En plenas guerras de religión en Europa, Pierre de Bèrulle advertía que el giro copernicano en las ciencias era preciso darlo en las almas y no decir más Dios con nosotros -el ídolo Nosotros, por lo tanto- sino nosotros con Dios, que no es un Supremo puesto por nosotros. Y dejando claro, entonces, que ese NosotrosSupremo puede ser cualquier cosa, incluido, pongamos por caso, un ideal humanitario como el que rigió los experimentos e investigaciones científicas con cobayas humanas que desde la República de Weimar para acá se vienen realizando, o la planificación de esas vidas con marca estatal de calidad contrastada frente a las carentes de ella, que no tendría sentido alguno que fueran vividas.

Es decir, varían los templos, los palacios, el teatro, las liturgias, pero la realidad profunda de la naturaleza del poder que se justifica por sí mismo no varía. E implacablemente su escabel es el de la muerte. Al igual que, por otro lado, ya el darwinismo finisecular del XIX consideraba a la muerte en sí misma como el primer factor de progreso para la especie, frente a la ridícula fábula antropológica, que había tratado de sacar a los hombres de lahistoria natural, trastornando y alienando sus mentes con historias.

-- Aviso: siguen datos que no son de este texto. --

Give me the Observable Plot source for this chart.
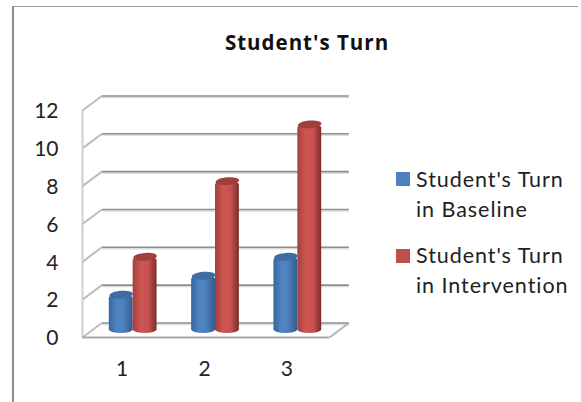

Adorno decía que, si la política no era teología, que era decir no un absoluto autónomo, sería puro comercio, pero, mucho antes, y no sólo para Maquiavelo, estaba claro que simplemente sería pura farsa e iniquidad; la guerra por otros medios, incluidos los más viles. Pero inútiles monsergas son éstas, sin embargo, porque el famoso Occidente, o la triste Europa, ya se ha desprendido de todo eso como de todo lo demás, ha rechazado su historia y toda referencia a su pasado cultural. Quizás tiene el propósito de convertirse también en lo Supremo. ¿Fascinada por el orientalismo?